What keeps coming back to me as I read is that it’s a world which seems to be moving further and further away from me, from us. From today. Partly, this is a personal response—I grew up, like most happily self-absorbed brats, with little interest in my parents’ former lives. I had a sense of its different-ness though: communist, totalitarian, anti-semitic, deprived, Russian …. That world is finished, and so it remains forever as it was. My world, on the other hand, changes and changes. Just as I became interested in theirs, mine shifted even more dramatically, and the gap widened.

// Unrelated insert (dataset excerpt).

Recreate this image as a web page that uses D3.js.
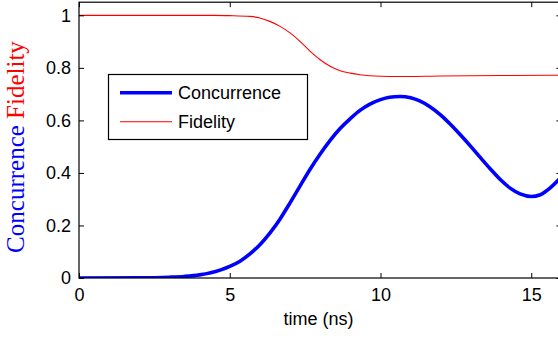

Those differences run the spectrum—food, culture, politics, you name it. But in the context of the Soviet Jewry movement, it’s the differences in technology, in communication and information, that are such an inescapable part of understanding how it all happened. When I read, for example, about Yaakov Birnbaum sending a memo to the members of his student group (the Student Struggle for Soviet Jewry) after a protest in 1964, I have to actively remind myself that it would have been handwritten or typed on a typewriter. I have to think about what steps he would have taken to distribute this memo. And what would people have done with this memo—a physical sheet of paper—after reading it?
It’s silly, perhaps. But it’s also a very practical level of organizing people that is exactly where technology comes into play, and where our worlds diverge.